The executive was being chauffeur-driven through a notoriously violent area of the city when the gunman shot him through the chest, an oil industry source said. The assassin was apparently working in co-ordination with a car which impeded the American's escape.
In an email response to Reuters, the Movement for the Emancipation of the Niger Delta (MEND) denied any involvement in the killing.
MEND has bombed oil facilities, kidnapped several foreign oil workers and recently embarked on a car bombing campaign.
Their attacks have forced multinationals to cut Nigerian oil exports by a quarter, and they threatened this week to carry out more attacks on oil industry targets and individuals.
However, they treated American oil workers well during their kidnappings, and the Port Harcourt killing did not bear any similarity to previous MEND attacks.

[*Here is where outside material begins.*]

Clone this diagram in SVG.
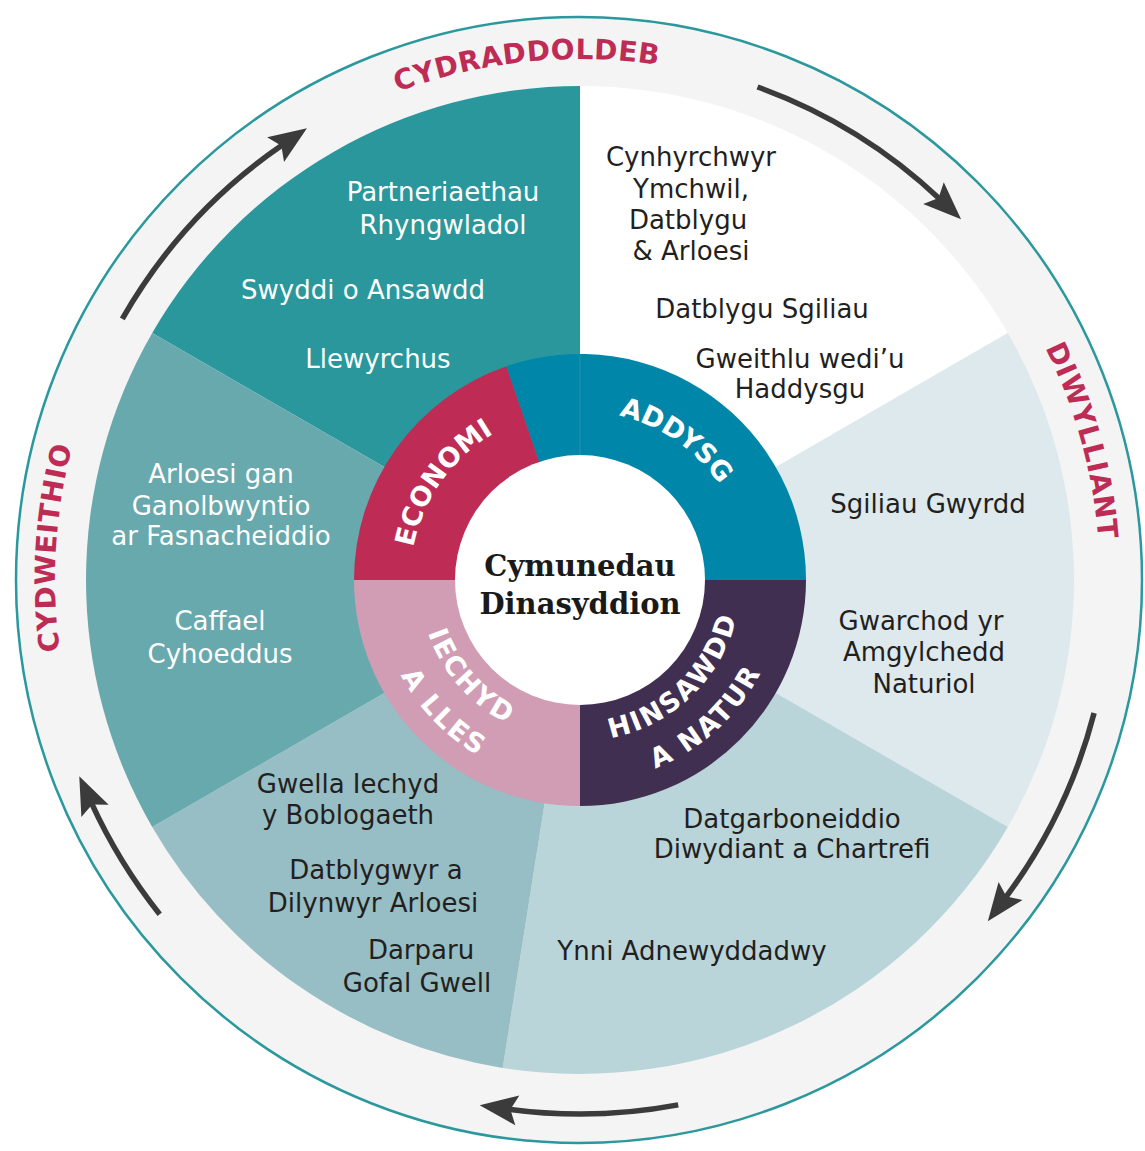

The oil industry source said Baker Hughes had pulled its staff out of Port Harcourt as a security precaution. The company spokesman declined to comment on that.
Port Harcourt is the largest city in the delta, and several oil multinationals have major offices there, including Royal Dutch Shell and Agip. The city suffers from sporadic outbreaks of bloody gang violence and there have been several deadly armed robberies recently.
The attack adds to a trend of rising violent crime in the vast wetlands region, which pumps all of the Opec member nation's oil.
"It helps to reinforce the gloomy picture in Nigeria. A lot of sub-contractors are worried about working in Port Harcourt now," the oil industry source said.
Much of the violence stems from the deep-seated resentment of many inhabitants of the delta, where impoverished villages stand close to multi-billion-dollar oil facilities, who feel cheated out of the riches being pumped from their tribal lands.
Neglect and rampant corruption have eroded trust in government, while communal rivalries and abuses by the military have fuelled the rise of well-armed community militias.
They have taken advantage of the absence of law and order to engage in large-scale theft of crude oil, extortion, blackmail and kidnapping against Western oil companies in Nigeria, who rely on ill-equipped and poorly trained police and military to protect them.